Im Anlagegeschäft gibt es seit vielen Jahren digitale Dienstleistungen. Schnellen Handel zu unschlagbar tiefen Preisen offerierte z.B. Swissquote schon im Jahr 2000, aber auch für den Online Leader der Schweiz dauerte die Durststrecke eine gefühlte Ewigkeit. Im Jahr 2003 betreute Swissquote 27'000 Kunden mit einem mickrigen Anlagevermögen von 1.1 Mrd. Franken. 15 Jahre später schliesslich sind es 237'000 Kunden mit 24 Mrd. Franken Assets. Trotz der erfolgreichen Entwicklung ist Swissquote, wie ganz allgemein Bankaktien, ein Minenfeld für Anleger. Wie dieser Chart zeigt, hat erst der Boom in Kryptowährungen der Aktie einen entscheidenden Schub nach oben beschert.

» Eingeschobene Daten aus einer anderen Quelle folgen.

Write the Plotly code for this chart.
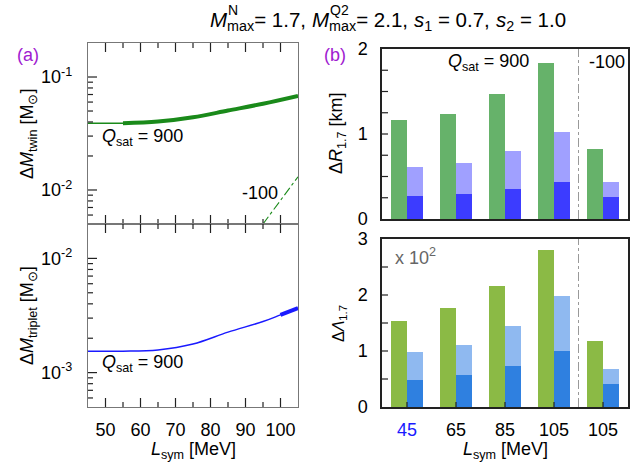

Ein neuer Anbieter, und im weitesten Sinn Konkurrent auch von Weissenstein & Partner, ist uns diese Woche aufgefallen. Der digitale Anlageberater Clear Minds will mit einem konkurrenzlosen Angebot den Markt für Beratungskunden aufmischen. Konkret: Kunden, die ihrer Bank, rsp. dem Vermögensverwalter kein Verwaltungsmandat erteilen wollen, können bei Clear Minds für eine Flatrate von CHF 468 p.a. digitale, personalisierte Anlageberatung beziehen. Dazu kommen noch die Transaktionsgebühren und Kosten der Depotbank (Swissquote).
Es freut uns, dass ein neuer Mitbewerber mit der gleichen Philosophie - transparente, kostengünstige Konditionen - am Markt aktiv wird. Wir stellen fest: Kunden, die sich immer wieder über die hohen Kosten ihrer Vermögensverwaltung bei den Banken ärgern, haben eine vielfältige Auswahl an Angeboten. Sie müssen diese nur nutzen.
Weekend Brainfood ist unsere Auswahl an Beachtenswertem, das im Verlauf der Woche aufgefallen ist. Kuratiert und ergänzt mit eigenen Meinungen.